Clean by Alex Hughes
My rating: 2 of 5 stars
This was a totally adequate book. This is a futuristic police procedural featuring a telepath who acts as an interrogator, a case of “You’ve got Urban Fantasy in my SF,” “No, you’ve got SF in my Urban Fantasy.”
The telepath in question is a recovering drug addict on his last second chance — and that was pretty well done. I work with a log of people in Recovery, and this rang true. But beyond that, he was sort of a stock PI-type down on his luck. The same goes for his tough, driven and beautiful Homicide detective partner, and the various superiors they have — even his sponsor. They’re all characters we’ve seen dozens upon dozens of times before. To an extent, that’s forgivable in a first novel in a series, you’re building a world, setting up everything, you can skate by with mostly stock characters, as long as you flesh them out later. But there wasn’t a single original character.

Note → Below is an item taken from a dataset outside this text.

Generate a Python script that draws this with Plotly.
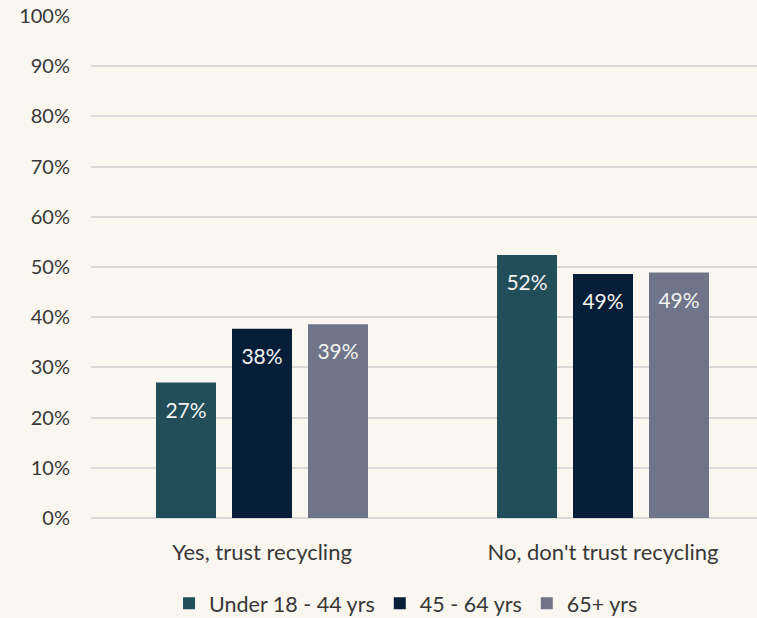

The plot wasn’t much better once you strip away the Mindspace parts of the equation.
At the end of the day, for all it had going for it, Clean just wasn’t all that well-written. Too often it read like something I’d write on my best day (and I’m fully aware of my limitations) — sure, it its moments, and the last 40 or so pages, really delivered. But that was more plot than execution, by that point, as long as she wasn’t being incoherent, it would work — it was just getting to that point that was the struggle. It was the setup and curiosity that got me to that point.
It wouldn’t surprise me a bit if one day I really liked Hughes’ stuff, but today wasn’t that day.